Director: Michael Haneke
Writer: Michael Haneke
Stars: Isabelle Huppert, Jean-Louis Trintignant, Mathieu Kassovitz

Set in Calais in the present, Haneke follows the daily happenings of a family who are proprietors of a successful construction company. The head of the family, George Laurent (Jean-Louis Trintignant), is a widower, frail and unsettled. His daughter Anne Laurent (Isabelle Huppert) runs the business. She has a son Pierre (Franz Rogowski), who may have some talents, but being useful in the family business is not one of them. She has a brother Thomas (Matthieu Kassovitz) who has recently remarried. His young daughter Eve (Fancine Harduin) is not impressed by his serial monogamy. The family are leading lights in the business and social whirl of Calais and its environs. Calais, of course, contains at the other end of the social spectrum destitute asylum seekers who wish to try to enter Britain. This juxtaposition underlies the plot.

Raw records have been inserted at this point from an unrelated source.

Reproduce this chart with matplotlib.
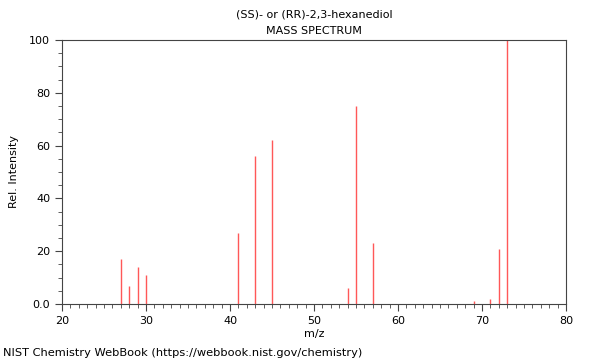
import matplotlib
matplotlib.use("Agg")
import matplotlib.pyplot as plt
from matplotlib.ticker import MultipleLocator, FuncFormatter

mz = [27, 28, 29, 30, 41, 43, 45, 54, 55, 57, 69, 71, 72, 73]
intensity = [17, 7, 14, 11, 27, 56, 62, 6, 75, 23, 1, 2, 21, 100]

fig = plt.figure(figsize=(6, 3.6), dpi=100)
ax = fig.add_axes([62/600, 1-304/360, (566-62)/600, (304-40)/360])
ax.vlines(mz, 0, intensity, colors="#ff3b3b", linewidth=1.0, alpha=0.85)
ax.set_xlim(20, 80)
ax.set_ylim(0, 100)
ax.xaxis.set_major_locator(MultipleLocator(10))
ax.xaxis.set_minor_locator(MultipleLocator(1))
ax.yaxis.set_major_locator(MultipleLocator(20))
ax.yaxis.set_minor_locator(MultipleLocator(5))
ax.yaxis.set_major_formatter(FuncFormatter(lambda v, p: "0.0" if v == 0 else f"{v:.0f}"))
ax.tick_params(which="both", direction="out", labelsize=8, color="#444444")
ax.tick_params(which="major", length=5)
ax.tick_params(which="minor", length=3)
for s in ax.spines.values():
    s.set_color("#444444")
ax.set_xlabel("m/z", fontsize=8, labelpad=2)
ax.set_ylabel("Rel. Intensity", fontsize=8, labelpad=7)
ax.set_title("(SS)- or (RR)-2,3-hexanediol\nMASS SPECTRUM", fontsize=8, linespacing=1.9, pad=4)
fig.text(3/600, 1-353/360, "NIST Chemistry WebBook (https://webbook.nist.gov/chemistry)", fontsize=8.2, va="center", ha="left")
fig.savefig("out.png", dpi=100)
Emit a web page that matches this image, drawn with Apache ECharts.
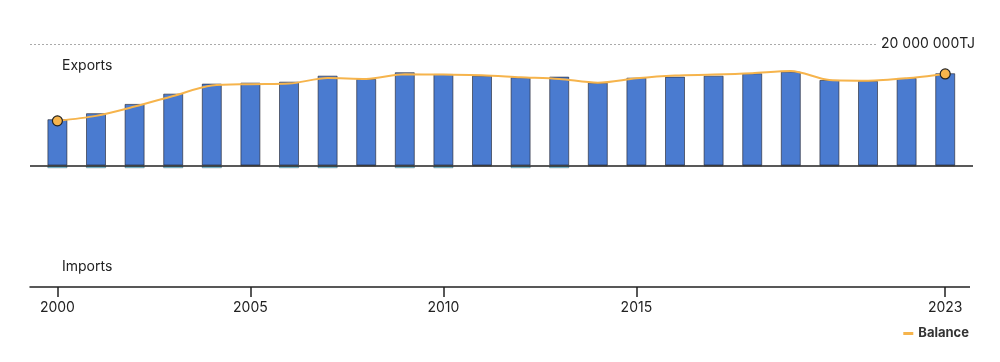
<!DOCTYPE html>
<html>
<head>
<meta charset="utf-8">
<script src="https://cdn.jsdelivr.net/npm/echarts@6/dist/echarts.min.js"></script>
<style>
html,body{margin:0;padding:0;background:#fff;}
#chart{width:1000px;height:362px;}
</style>
</head>
<body>
<div id="chart"></div>
<script>
var years = [2000,2001,2002,2003,2004,2005,2006,2007,2008,2009,2010,2011,2012,2013,2014,2015,2016,2017,2018,2019,2020,2021,2022,2023];
var exportsTJ = [7.62,8.61,10.14,11.83,13.48,13.64,13.80,14.79,14.25,15.35,15.07,14.79,14.53,14.63,13.64,14.46,14.63,14.79,15.19,15.45,14.08,13.92,14.41,15.19];
var importsTJ = [-0.45,-0.45,-0.45,-0.45,-0.45,-0.1,-0.45,-0.45,-0.1,-0.45,-0.45,-0.1,-0.45,-0.45,-0.1,-0.1,-0.1,-0.1,-0.1,-0.1,-0.1,-0.1,-0.1,-0.1];
var balanceTJ = [7.35,8.17,9.70,11.45,13.15,13.38,13.48,14.41,14.25,15.02,14.96,14.86,14.53,14.25,13.64,14.36,14.82,14.96,15.19,15.56,14.08,13.97,14.36,15.07];
var tickYears = [2000,2005,2010,2015,2023];
var MIL = 1000000;

var font = 'Inter, "Noto Sans", sans-serif';
var chart = echarts.init(document.getElementById('chart'), null, {renderer:'canvas'});

function pairs(arr){ return years.map(function(y,i){ return [y, arr[i]*MIL]; }); }
var balData = pairs(balanceTJ).map(function(p,i){
  if (i === 0 || i === years.length-1) {
    return {value:p, symbol:'circle', symbolSize:10};
  }
  return {value:p, symbol:'none'};
});

chart.setOption({
  animation:false,
  textStyle:{fontFamily:font},
  grid:{left:30, right:27, top:44, bottom:75, containLabel:false},
  legend:{
    data:[{name:'Balance', itemStyle:{color:'#f6b44c', borderWidth:0}}],
    right:26, top:322, icon:'rect', itemWidth:10, itemHeight:3, itemGap:6,
    textStyle:{fontFamily:font, fontSize:13, fontWeight:'bold', color:'#333'}
  },
  graphic:[
    {type:'text', left:62, top:59, style:{text:'Exports', font:'14px '+font, fill:'#222'}},
    {type:'text', left:62, top:260, style:{text:'Imports', font:'14px '+font, fill:'#222'}}
  ],
  xAxis:{
    type:'value', min:1999.29, max:2023.72,
    axisLine:{show:true, onZero:false, lineStyle:{color:'#222', width:1.5}},
    axisTick:{show:true, length:10, lineStyle:{color:'#222', width:1.5}, customValues:tickYears},
    axisLabel:{show:true, margin:14, fontSize:14, color:'#222', fontFamily:font, customValues:tickYears,
      formatter:function(v){return String(Math.round(v));}},
    splitLine:{show:false}
  },
  yAxis:{
    type:'value', position:'right', min:-20*MIL, max:20*MIL, interval:20*MIL,
    axisLine:{show:false}, axisTick:{show:false},
    axisLabel:{inside:true, margin:-2, fontSize:14, color:'#222', fontFamily:font,
      backgroundColor:'#fff', padding:[2,0,2,5],
      formatter:function(v){ return v === 20*MIL ? '20 000 000TJ' : ''; }},
    splitLine:{show:true, lineStyle:{type:[2,2], width:1, color:['rgba(0,0,0,0)','rgba(0,0,0,0)','#aaa']}}
  },
  series:[
    {
      name:'Exports', type:'bar', data:pairs(exportsTJ), barWidth:20, barGap:'-100%',
      itemStyle:{color:'#4a7bd0', borderColor:'rgba(30,30,40,0.6)', borderWidth:1},
      markLine:{silent:true, symbol:'none', label:{show:false},
        lineStyle:{color:'#222', width:1.5, type:'solid'}, data:[{yAxis:0}]},
      z:2
    },
    {
      name:'Imports', type:'bar', data:pairs(importsTJ), barWidth:20, barGap:'-100%',
      itemStyle:{color:'#7fd4ea', borderColor:'rgba(30,30,40,0.4)', borderWidth:0.8},
      z:2
    },
    {
      name:'Balance', type:'line', data:balData, smooth:0.3, showSymbol:true,
      lineStyle:{color:'#f6b44c', width:2},
      itemStyle:{color:'#f6b44c', borderColor:'#222', borderWidth:1.2},
      z:5
    }
  ]
});
</script>
</body>
</html>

The film begins with an accident which takes place on a large building site where the Laurent family business is the employer. The business has to watch its finances. However, the Laurent family maintain a comfortable and luxurious standard of living such that Anne is able to entertain many of her friends and acquaintances at a large lunch at round tables suitably bedecked with fine napery and with waiters to fetch and carry.

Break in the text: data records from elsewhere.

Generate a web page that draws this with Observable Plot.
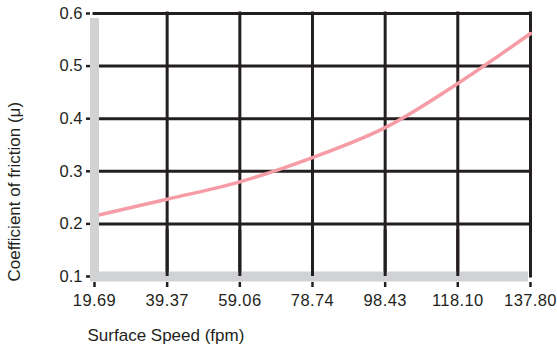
<!DOCTYPE html>
<html>
<head>
<meta charset="utf-8">
<script src="https://cdn.jsdelivr.net/npm/d3@7"></script>
<script src="https://cdn.jsdelivr.net/npm/@observablehq/plot@0.6"></script>
<style>
  html, body { margin: 0; padding: 0; background: #fff; }
  #chart svg { display: block; }
  #chart svg g[aria-label="x-axis tick label"] text { letter-spacing: 0.4px; }
</style>
</head>
<body>
<div id="chart"></div>
<script>
// Data
const speedTicks = [19.69, 39.37, 59.06, 78.74, 98.43, 118.10, 137.80];
const frictionTicks = [0.1, 0.2, 0.3, 0.4, 0.5, 0.6];
const speed = [19.69, 39.37, 59.06, 78.74, 98.43, 118.10, 137.80];
const friction = [0.215, 0.247, 0.280, 0.326, 0.383, 0.467, 0.562];
const xTitle = "Surface Speed (fpm)";
const yTitle = "Coefficient of friction (μ)";

const curve = speed.map((s, i) => ({speed: s, friction: friction[i]}));
const ink = "#231f20";
const gray = "#d1d2d4";
const pink = "#f59ca6";
const font = "'Liberation Sans', Helvetica, Arial, sans-serif";

const chart = Plot.plot({
  width: 557,
  height: 350,
  marginLeft: 94,
  marginRight: 27,
  marginTop: 13,
  marginBottom: 74,
  style: {fontFamily: font, fontSize: "16px", color: ink, background: "#fff"},
  x: {domain: [speedTicks[0], speedTicks[speedTicks.length - 1]]},
  y: {domain: [frictionTicks[0], frictionTicks[frictionTicks.length - 1]]},
  marks: [
    // horizontal grid lines
    Plot.ruleY(frictionTicks.slice(1), {
      x1: speedTicks[0], x2: speedTicks[speedTicks.length - 1],
      stroke: ink, strokeWidth: 3, strokeLinecap: "square"
    }),
    // vertical grid lines (upper part)
    Plot.ruleX(speedTicks.slice(1), {
      y1: frictionTicks[0], y2: frictionTicks[frictionTicks.length - 1],
      stroke: ink, strokeWidth: 3, strokeLinecap: "square"
    }),
    // friction curve
    Plot.line(curve, {
      x: "speed", y: "friction", curve: "catmull-rom",
      stroke: pink, strokeWidth: 3.5
    }),
    // gray axis bars
    Plot.ruleX([speedTicks[0]], {
      y1: frictionTicks[0], y2: frictionTicks[frictionTicks.length - 1],
      stroke: gray, strokeWidth: 9, insetBottom: -5, insetTop: 1.5
    }),
    Plot.ruleY([frictionTicks[0]], {
      x1: speedTicks[0], x2: speedTicks[speedTicks.length - 1],
      stroke: gray, strokeWidth: 10, insetLeft: -4, insetRight: 2
    }),
    // vertical lines over the bottom bar
    Plot.ruleX(speedTicks.slice(1), {
      y1: frictionTicks[0], y2: frictionTicks[1],
      stroke: ink, strokeWidth: 3, insetBottom: -6
    }),
    // axes
    Plot.axisX({
      ticks: speedTicks, tickFormat: d => d.toFixed(2),
      tickSize: 5, dy: 6, tickPadding: 7, strokeWidth: 2.5,
      label: null, fill: ink, fontSize: 16.5
    }),
    Plot.axisY({
      ticks: frictionTicks, tickFormat: d => d.toFixed(1),
      tickSize: 4, dx: -4, tickPadding: 4, strokeWidth: 2.5,
      label: null, fill: ink, fontSize: 16.5
    }),
    // axis titles
    Plot.text([xTitle], {
      text: d => d, frameAnchor: "bottom-left", textAnchor: "start",
      dx: -7, dy: 64, fill: ink, fontSize: 17
    }),
    Plot.text([yTitle], {
      text: d => d, frameAnchor: "bottom-left", textAnchor: "start",
      rotate: -90, dx: -75, dy: 5, fill: ink, fontSize: 17
    })
  ]
});

document.getElementById("chart").appendChild(chart);
</script>
</body>
</html>
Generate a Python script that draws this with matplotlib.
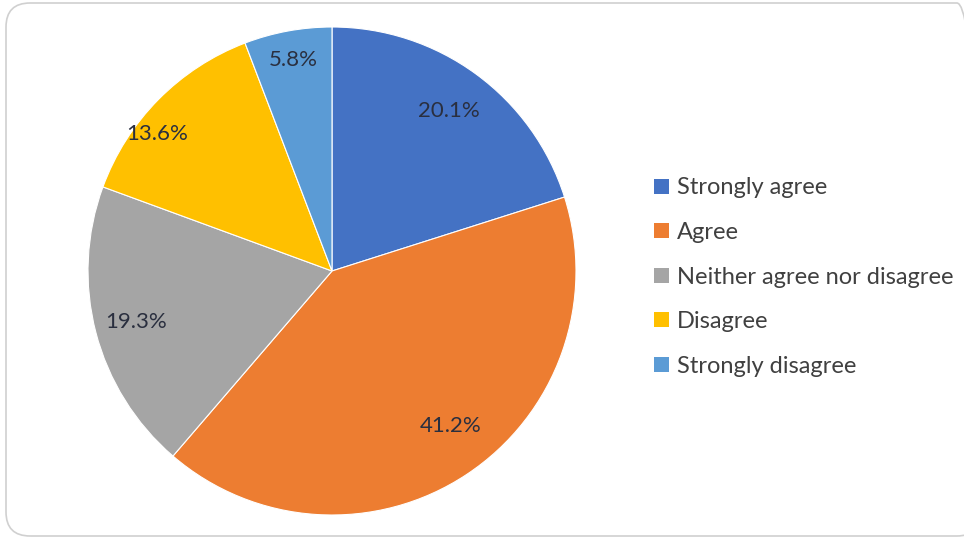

Haneke with his customary genius reveals the tensions which are at the heart of the family. The managerial efficiency but loneliness of Anne, the remoteness of George apart from his ability to interact with his granddaughter Eve who is a very knowing young teenager, the alienation of Pierre from the comfortable world in which he is trapped and the poor relationship that crackles between the self-centred Thomas and Eve his daughter. Haneke controls this multiplicity of family relationships with deft elegance. The ordered social charm of this bourgeois family appears secure but the presence in the streets of Calais of the asylum seekers is unsettling. Haneke brings these contrasting lives to an unlikely denouement while at the same time the Laurent family suffer a tragedy.

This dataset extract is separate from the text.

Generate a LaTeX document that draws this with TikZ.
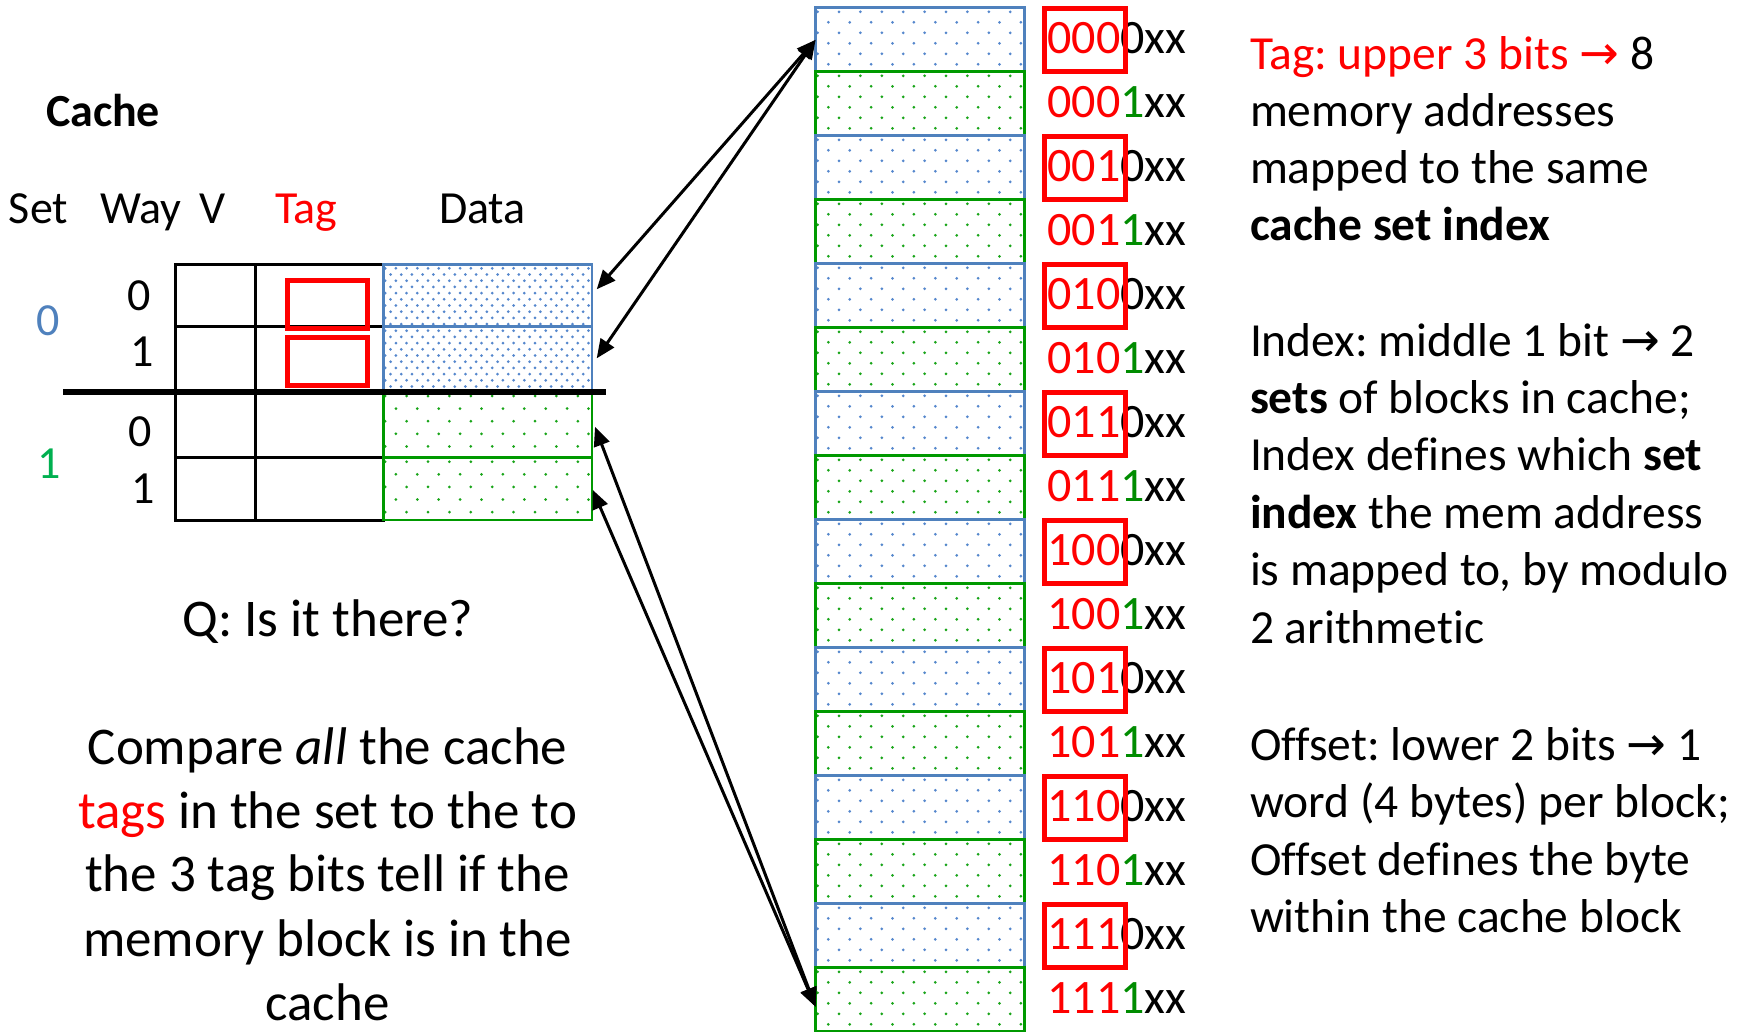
\documentclass[tikz,border=0pt]{standalone}
\usepackage{fontspec}
\setmainfont{Carlito}[Ligatures=NoCommon]
\newfontfamily\arrowfont{DejaVu Sans}
\usetikzlibrary{arrows.meta,calc}
\definecolor{cred}{RGB}{255,0,0}
\definecolor{cblue}{RGB}{79,129,189}
\definecolor{cgreen}{RGB}{0,153,0}
\definecolor{lgreen}{RGB}{0,176,80}
\definecolor{dgreen}{RGB}{0,140,0}
\definecolor{dotblue}{RGB}{85,135,205}
\definecolor{dotgreen}{RGB}{25,165,25}
% staggered dot field: x0 y0 x1 y1 colour dx dy
\newcommand{\dotfield}[7]{%
  \begin{scope}
    \clip (#1,#2) rectangle (#3,#4);
    \pgfmathtruncatemacro{\dfnr}{(#4-#2)/#7+1}%
    \pgfmathtruncatemacro{\dfnc}{(#3-#1)/#6+1}%
    \foreach \dfi in {0,...,\dfnr}{%
      \foreach \dfj in {0,...,\dfnc}{%
        \fill[#5] ({#1+2+\dfj*#6+mod(\dfi,2)*#6/2},{#2+4+\dfi*#7}) circle[radius=1.5pt];
      }%
    }%
  \end{scope}}
\begin{document}
\frenchspacing
\begin{tikzpicture}[x=1pt,y=-1pt,
  hdr/.style={font=\fontsize{46pt}{55pt}\selectfont, inner sep=0pt, outer sep=0pt, anchor=base west},
  num/.style={font=\fontsize{46pt}{55pt}\selectfont, inner sep=0pt, outer sep=0pt, anchor=base},
  body/.style={font=\fontsize{53pt}{64pt}\selectfont, inner sep=0pt, outer sep=0pt, anchor=base},
  side/.style={font=\fontsize{47.5pt}{57pt}\selectfont, inner sep=0pt, outer sep=0pt, anchor=base west},
  addr/.style={font=\fontsize{48pt}{58pt}\selectfont, inner sep=0pt, outer sep=0pt, anchor=base west},
  memrow/.style={rectangle, minimum width=209pt, minimum height=64pt, inner sep=0pt, outer sep=0pt, line width=2.8pt},
  cell/.style={rectangle, minimum width=208.8pt, inner sep=0pt, outer sep=0pt, line width=2.8pt},
  tablegrid/.style={line width=3pt, black},
  redbox/.style={draw=cred, line width=5pt},
  biarrow/.style={line width=3pt, arrows={Triangle[length=19pt,width=16pt]-Triangle[length=19pt,width=16pt]}}
]
\useasboundingbox (0,0) rectangle (1752,1031);
\begin{scope}
\clip (0,0) rectangle (1752,1031);
\fill[white] (0,0) rectangle (1752,1031);

% ---------- memory column ----------
\foreach \k in {0,...,15}{
  \pgfmathsetmacro{\ya}{7.8+64*\k}
  \pgfmathsetmacro{\yb}{71.8+64*\k}
  \ifodd\k\relax
    \dotfield{815.6}{\ya}{1024.6}{\yb}{dotgreen}{21.4}{10.5}
  \else
    \dotfield{815.6}{\ya}{1024.6}{\yb}{dotblue}{21.4}{10.5}
  \fi
}
\foreach \k in {0,...,15}{
  \ifodd\k\relax\def\rowcol{cgreen}\else\def\rowcol{cblue}\fi
  \node[memrow, draw=\rowcol] (m\k) at (920.1,{39.8+64*\k}) {};
}

% address labels
\foreach \t [count=\i from 0] in {000,001,010,011,100,101,110,111}{
  \node[addr] (ae\i) at (1047.5,{53.3+128*\i}) {\textcolor{cred}{\t}0xx};
  \node[addr] (ao\i) at (1047.5,{117.3+128*\i}) {\textcolor{cred}{\t}\textcolor{dgreen}{1}xx};
  \draw[redbox] (1044.5,{8.2+128*\i}) rectangle (1125.5,{71.4+128*\i});
}

% ---------- cache table ----------
\draw[tablegrid] (175.4,264.3) rectangle (383.2,520);
\draw[tablegrid] (255.9,264.3) -- (255.9,520);
\draw[tablegrid] (175.4,326.7) -- (383.2,326.7);
\draw[tablegrid] (175.4,457.7) -- (383.2,457.7);

\dotfield{383.2}{264.3}{592}{326.7}{dotblue}{10.7}{6.2}
\dotfield{383.2}{326.7}{592}{392}{dotblue}{10.7}{6.2}
\dotfield{383.2}{392}{592}{457.7}{dotgreen}{21.4}{12.6}
\dotfield{383.2}{457.7}{592}{520}{dotgreen}{21.4}{12.6}

\node[cell, draw=cblue, minimum height=62.4pt] (c0) at (487.6,295.5) {};
\node[cell, draw=cblue, minimum height=65.3pt] (c1) at (487.6,359.35) {};
\node[cell, draw=cgreen, minimum height=65.7pt] (c2) at (487.6,424.85) {};
\node[cell, draw=cgreen, minimum height=62.3pt] (c3) at (487.6,488.85) {};

\draw[line width=5.5pt] (63,392.2) -- (606,392.2);

\draw[redbox] (287,280.2) rectangle (367,328.2);
\draw[redbox] (287,337.8) rectangle (367,385.8);

% ---------- arrows ----------
\draw[biarrow] ($(c0.east)+(4.7,-6.2)$) -- (m0.west);
\draw[biarrow] ($(c1.east)+(4.7,-1)$) -- (m0.west);
\draw[biarrow] ($(c2.east)+(3,2)$) -- ($(m15.west)+(0,7)$);
\draw[biarrow] ($(c3.east)+(0.7,1)$) -- ($(m15.west)+(0,7)$);

% ---------- left texts ----------
\node[hdr, font=\fontsize{46pt}{55pt}\selectfont\bfseries] (cachetitle) at (46,126.7) {Cache};
\node[hdr] (hset) at (9,223.5) {Set};
\node[hdr] (hway) at (100,223.5) {Way};
\node[hdr] (hv) at (199,223.5) {V};
\node[hdr, text=cred] (htag) at (275,223.5) {Tag};
\node[hdr] (hdata) at (439,223.5) {Data};

\node[num, text=cblue] (set0) at (48,335) {0};
\node[num, text=lgreen] (set1) at (49,478) {1};
\node[num] (w00) at (139,310.7) {0};
\node[num] (w01) at (142,366.7) {1};
\node[num] (w10) at (140,446.7) {0};
\node[num] (w11) at (143.5,503) {1};

\node[body] (q) at (328,636.7) {Q: Is it there?};
\node[body] (b1) at (327.5,764.3) {Compare \textit{all} the cache};
\node[body] (b2) at (327.5,828.3) {\textcolor{cred}{tags} in the set to the to};
\node[body] (b3) at (327.5,891.7) {the 3 tag bits tell if the};
\node[body] (b4) at (327.5,956.7) {memory block is in the};
\node[body] (b5) at (327.5,1020) {cache};

% ---------- right texts ----------
\node[side] (t1) at (1250,69) {\textcolor{cred}{Tag: upper 3 bits {\arrowfont →}} 8};
\node[side] (t2) at (1250,126) {memory addresses};
\node[side] (t3) at (1250,183) {mapped to the same};
\node[side] (t4) at (1250,240) {\textbf{cache set index}};
\node[side] (i1) at (1250,356.7) {Index: middle 1 bit {\arrowfont →} 2};
\node[side] (i2) at (1250,413.3) {\textbf{sets} of blocks in cache;};
\node[side] (i3) at (1250,470.7) {Index defines which \textbf{set}};
\node[side] (i4) at (1250,528.3) {\textbf{index} the mem address};
\node[side] (i5) at (1250,585.7) {is mapped to, by modulo};
\node[side] (i6) at (1250,643.3) {2 arithmetic};
\node[side] (o1) at (1250,760) {Offset: lower 2 bits {\arrowfont →} 1};
\node[side] (o2) at (1250,817.3) {word (4 bytes) per block;};
\node[side] (o3) at (1250,875) {Offset defines the byte};
\node[side] (o4) at (1250,932.3) {within the cache block};
\end{scope}
\end{tikzpicture}
\end{document}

The acting is superb as is to be expected with such a fine cast. It is very much a story of the current time… between a world of much conspicuous wealth and grim destitution but also within the world of wealth the emotional poverty which stalks its uncertain members. A serious film, beautifully shot particularly the opening sequence of the accident and also the final scenes. Haneke has created another fine film to add to his successes with the likes of Amour and the White Ribbon. Simply enjoy a master film maker at work.